What the task asks: Your task is to reproduce, verbatim and without pictures, the lines from the opening of the listing through the line containing "from bokeh.resources import INLINE".

Data:
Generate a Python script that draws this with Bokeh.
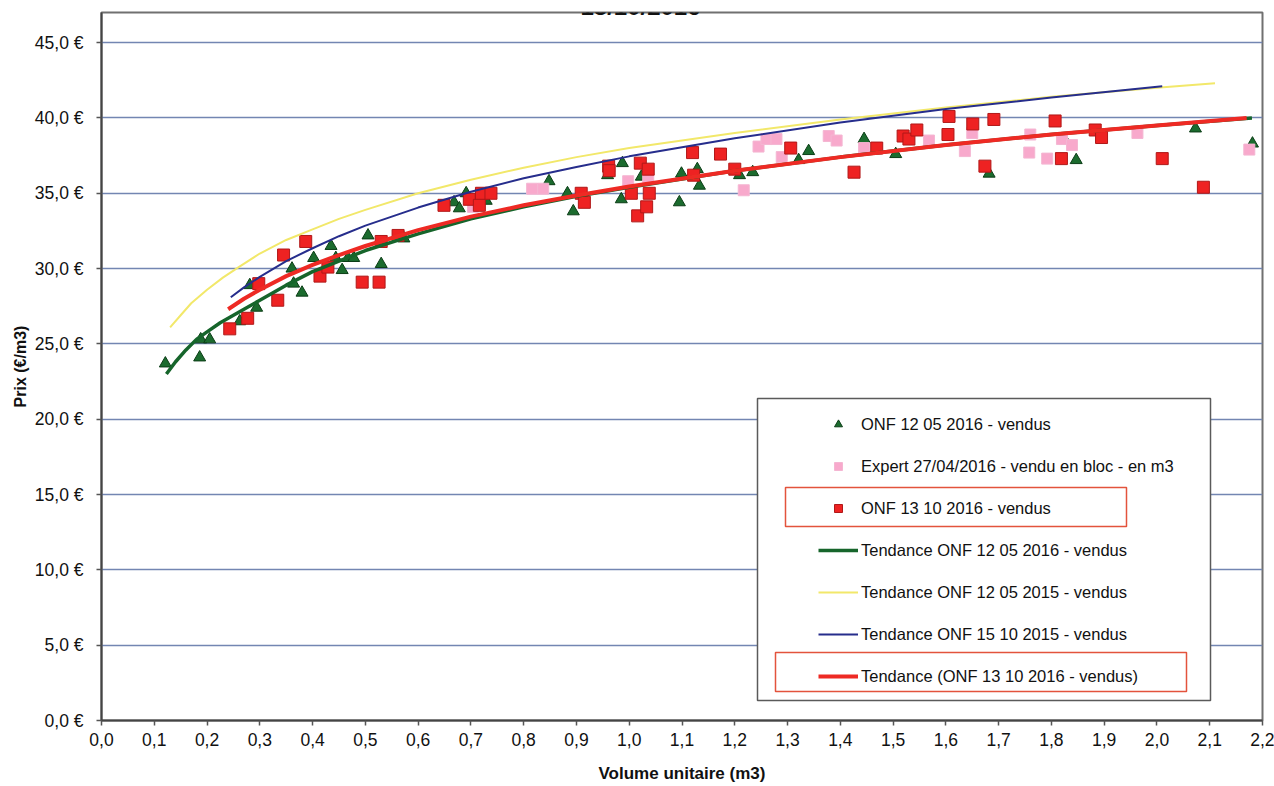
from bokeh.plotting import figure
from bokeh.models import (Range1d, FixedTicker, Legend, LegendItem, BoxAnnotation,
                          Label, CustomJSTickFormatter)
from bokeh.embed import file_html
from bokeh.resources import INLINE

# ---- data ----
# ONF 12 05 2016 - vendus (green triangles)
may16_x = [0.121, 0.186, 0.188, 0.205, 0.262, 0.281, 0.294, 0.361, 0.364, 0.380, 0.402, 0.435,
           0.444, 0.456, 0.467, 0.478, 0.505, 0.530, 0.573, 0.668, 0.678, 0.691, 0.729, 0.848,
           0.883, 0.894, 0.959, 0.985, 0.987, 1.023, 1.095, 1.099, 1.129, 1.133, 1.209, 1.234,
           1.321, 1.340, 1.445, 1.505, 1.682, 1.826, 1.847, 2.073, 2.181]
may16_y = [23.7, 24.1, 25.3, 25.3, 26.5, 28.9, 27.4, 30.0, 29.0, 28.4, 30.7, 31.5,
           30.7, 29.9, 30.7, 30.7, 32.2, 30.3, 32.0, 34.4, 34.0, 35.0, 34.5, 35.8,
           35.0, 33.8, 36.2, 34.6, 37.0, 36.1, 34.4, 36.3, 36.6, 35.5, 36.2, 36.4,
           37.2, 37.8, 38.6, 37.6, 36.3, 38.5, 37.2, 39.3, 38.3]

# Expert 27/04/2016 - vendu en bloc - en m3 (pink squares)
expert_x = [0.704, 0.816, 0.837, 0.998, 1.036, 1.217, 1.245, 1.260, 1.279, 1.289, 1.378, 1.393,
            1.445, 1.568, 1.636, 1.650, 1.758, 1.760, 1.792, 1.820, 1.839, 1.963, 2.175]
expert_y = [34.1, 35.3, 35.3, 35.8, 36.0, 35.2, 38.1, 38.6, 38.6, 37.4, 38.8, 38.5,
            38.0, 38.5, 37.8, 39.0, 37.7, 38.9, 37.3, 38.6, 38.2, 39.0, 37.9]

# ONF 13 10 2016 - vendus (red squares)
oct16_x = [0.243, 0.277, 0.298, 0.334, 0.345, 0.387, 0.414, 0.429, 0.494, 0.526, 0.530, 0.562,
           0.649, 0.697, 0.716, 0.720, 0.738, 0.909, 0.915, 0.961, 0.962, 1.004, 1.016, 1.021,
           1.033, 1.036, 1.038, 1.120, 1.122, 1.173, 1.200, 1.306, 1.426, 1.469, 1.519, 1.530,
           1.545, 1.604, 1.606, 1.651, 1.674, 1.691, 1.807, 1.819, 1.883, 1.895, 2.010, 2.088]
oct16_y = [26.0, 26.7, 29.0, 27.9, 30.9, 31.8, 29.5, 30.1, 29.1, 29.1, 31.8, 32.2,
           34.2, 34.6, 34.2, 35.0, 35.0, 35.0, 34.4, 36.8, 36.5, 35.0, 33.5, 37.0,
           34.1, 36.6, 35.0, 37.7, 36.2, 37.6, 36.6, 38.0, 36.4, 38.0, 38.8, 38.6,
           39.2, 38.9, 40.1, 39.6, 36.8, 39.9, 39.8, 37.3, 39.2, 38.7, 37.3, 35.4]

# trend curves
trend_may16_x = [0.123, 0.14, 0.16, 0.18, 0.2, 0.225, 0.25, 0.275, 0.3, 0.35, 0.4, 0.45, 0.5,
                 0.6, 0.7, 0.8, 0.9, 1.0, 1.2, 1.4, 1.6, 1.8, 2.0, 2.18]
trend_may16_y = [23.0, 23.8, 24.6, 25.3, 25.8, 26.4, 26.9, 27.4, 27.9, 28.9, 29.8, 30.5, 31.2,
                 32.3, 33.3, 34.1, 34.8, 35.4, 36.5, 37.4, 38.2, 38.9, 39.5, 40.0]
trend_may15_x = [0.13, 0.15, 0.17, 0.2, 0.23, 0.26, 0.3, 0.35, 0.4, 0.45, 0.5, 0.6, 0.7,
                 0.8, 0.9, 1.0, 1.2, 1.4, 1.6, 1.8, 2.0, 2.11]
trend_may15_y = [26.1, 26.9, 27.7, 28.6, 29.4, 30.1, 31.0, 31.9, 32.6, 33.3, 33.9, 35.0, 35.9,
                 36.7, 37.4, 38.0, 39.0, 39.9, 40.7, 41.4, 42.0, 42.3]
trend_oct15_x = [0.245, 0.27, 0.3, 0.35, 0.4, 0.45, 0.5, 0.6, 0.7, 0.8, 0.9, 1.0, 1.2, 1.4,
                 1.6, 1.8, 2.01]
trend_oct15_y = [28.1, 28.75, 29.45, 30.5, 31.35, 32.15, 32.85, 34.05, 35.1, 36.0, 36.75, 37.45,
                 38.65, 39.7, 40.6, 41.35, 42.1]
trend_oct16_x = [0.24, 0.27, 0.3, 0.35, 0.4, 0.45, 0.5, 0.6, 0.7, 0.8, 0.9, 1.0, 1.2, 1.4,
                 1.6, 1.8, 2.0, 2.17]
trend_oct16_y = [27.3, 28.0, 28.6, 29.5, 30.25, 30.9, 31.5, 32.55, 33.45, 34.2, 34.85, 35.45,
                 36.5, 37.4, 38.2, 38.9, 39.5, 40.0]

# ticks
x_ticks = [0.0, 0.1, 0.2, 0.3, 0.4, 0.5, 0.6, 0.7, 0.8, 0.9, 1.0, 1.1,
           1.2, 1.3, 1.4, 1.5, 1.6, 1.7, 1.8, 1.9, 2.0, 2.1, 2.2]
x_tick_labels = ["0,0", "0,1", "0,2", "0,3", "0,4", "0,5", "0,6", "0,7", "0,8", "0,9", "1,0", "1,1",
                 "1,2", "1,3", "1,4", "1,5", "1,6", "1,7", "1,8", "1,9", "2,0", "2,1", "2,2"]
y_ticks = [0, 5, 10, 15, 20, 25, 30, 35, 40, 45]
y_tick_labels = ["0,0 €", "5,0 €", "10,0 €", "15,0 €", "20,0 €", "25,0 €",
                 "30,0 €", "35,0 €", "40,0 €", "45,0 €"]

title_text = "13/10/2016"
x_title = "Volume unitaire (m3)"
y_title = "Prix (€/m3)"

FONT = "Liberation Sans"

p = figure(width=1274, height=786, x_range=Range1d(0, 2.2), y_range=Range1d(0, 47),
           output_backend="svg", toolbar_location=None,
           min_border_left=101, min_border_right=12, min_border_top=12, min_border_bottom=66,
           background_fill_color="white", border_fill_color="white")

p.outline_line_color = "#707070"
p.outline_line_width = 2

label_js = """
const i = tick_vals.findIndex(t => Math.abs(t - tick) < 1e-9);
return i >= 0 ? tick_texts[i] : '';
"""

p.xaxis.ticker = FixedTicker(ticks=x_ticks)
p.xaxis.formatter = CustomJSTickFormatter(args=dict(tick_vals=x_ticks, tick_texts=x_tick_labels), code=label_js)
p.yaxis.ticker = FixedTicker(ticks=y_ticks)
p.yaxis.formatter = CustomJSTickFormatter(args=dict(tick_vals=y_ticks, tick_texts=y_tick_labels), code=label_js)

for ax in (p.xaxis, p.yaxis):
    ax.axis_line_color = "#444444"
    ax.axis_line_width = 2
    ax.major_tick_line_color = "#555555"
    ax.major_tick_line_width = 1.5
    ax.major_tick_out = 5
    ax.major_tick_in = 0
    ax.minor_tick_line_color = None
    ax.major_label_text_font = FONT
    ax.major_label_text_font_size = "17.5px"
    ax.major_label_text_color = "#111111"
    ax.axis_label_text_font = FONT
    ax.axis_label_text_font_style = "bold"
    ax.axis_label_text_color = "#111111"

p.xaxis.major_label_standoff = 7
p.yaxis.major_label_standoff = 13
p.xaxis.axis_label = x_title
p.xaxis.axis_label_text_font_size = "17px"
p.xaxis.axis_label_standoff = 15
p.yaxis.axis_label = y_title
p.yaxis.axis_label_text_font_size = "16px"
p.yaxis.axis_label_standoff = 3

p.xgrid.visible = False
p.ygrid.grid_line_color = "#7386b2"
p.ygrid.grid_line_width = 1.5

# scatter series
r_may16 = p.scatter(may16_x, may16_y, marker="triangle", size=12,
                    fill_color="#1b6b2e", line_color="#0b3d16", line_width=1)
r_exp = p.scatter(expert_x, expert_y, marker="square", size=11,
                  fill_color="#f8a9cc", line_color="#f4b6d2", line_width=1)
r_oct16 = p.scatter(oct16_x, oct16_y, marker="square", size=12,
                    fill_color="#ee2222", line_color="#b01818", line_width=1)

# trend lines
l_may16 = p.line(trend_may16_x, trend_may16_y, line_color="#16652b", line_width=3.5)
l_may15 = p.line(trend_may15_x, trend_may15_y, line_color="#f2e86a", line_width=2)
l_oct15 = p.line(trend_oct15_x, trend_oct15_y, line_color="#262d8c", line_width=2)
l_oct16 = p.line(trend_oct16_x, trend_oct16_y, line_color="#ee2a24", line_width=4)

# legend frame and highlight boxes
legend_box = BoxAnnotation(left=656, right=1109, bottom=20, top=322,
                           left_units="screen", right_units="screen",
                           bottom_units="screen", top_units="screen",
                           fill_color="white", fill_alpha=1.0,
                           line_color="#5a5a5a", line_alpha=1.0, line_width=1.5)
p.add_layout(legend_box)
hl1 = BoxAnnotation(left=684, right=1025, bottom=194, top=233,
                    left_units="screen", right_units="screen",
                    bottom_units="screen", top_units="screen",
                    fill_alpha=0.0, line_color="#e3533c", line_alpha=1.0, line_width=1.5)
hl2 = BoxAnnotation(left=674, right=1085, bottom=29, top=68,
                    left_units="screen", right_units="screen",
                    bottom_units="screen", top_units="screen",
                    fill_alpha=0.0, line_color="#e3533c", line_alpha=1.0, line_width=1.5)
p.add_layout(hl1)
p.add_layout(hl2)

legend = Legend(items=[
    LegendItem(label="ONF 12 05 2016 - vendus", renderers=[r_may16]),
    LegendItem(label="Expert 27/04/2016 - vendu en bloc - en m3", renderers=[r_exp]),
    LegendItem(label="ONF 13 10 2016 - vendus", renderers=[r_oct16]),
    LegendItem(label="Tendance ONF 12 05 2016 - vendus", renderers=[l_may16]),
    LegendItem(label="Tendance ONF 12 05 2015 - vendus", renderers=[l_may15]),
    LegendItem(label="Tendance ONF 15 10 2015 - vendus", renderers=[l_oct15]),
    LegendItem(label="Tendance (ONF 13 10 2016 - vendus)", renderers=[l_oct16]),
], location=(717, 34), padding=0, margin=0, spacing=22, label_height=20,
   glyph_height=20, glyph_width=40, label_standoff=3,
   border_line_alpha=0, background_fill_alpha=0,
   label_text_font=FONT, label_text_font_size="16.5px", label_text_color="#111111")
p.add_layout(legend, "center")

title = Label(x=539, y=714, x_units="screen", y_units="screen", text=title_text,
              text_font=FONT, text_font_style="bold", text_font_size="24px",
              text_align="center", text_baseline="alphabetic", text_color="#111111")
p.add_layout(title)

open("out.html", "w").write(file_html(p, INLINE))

Exercise response:
Generate a Python script that draws this with Bokeh.
from bokeh.plotting import figure
from bokeh.models import (Range1d, FixedTicker, Legend, LegendItem, BoxAnnotation,
                          Label, CustomJSTickFormatter)
from bokeh.embed import file_html
from bokeh.resources import INLINE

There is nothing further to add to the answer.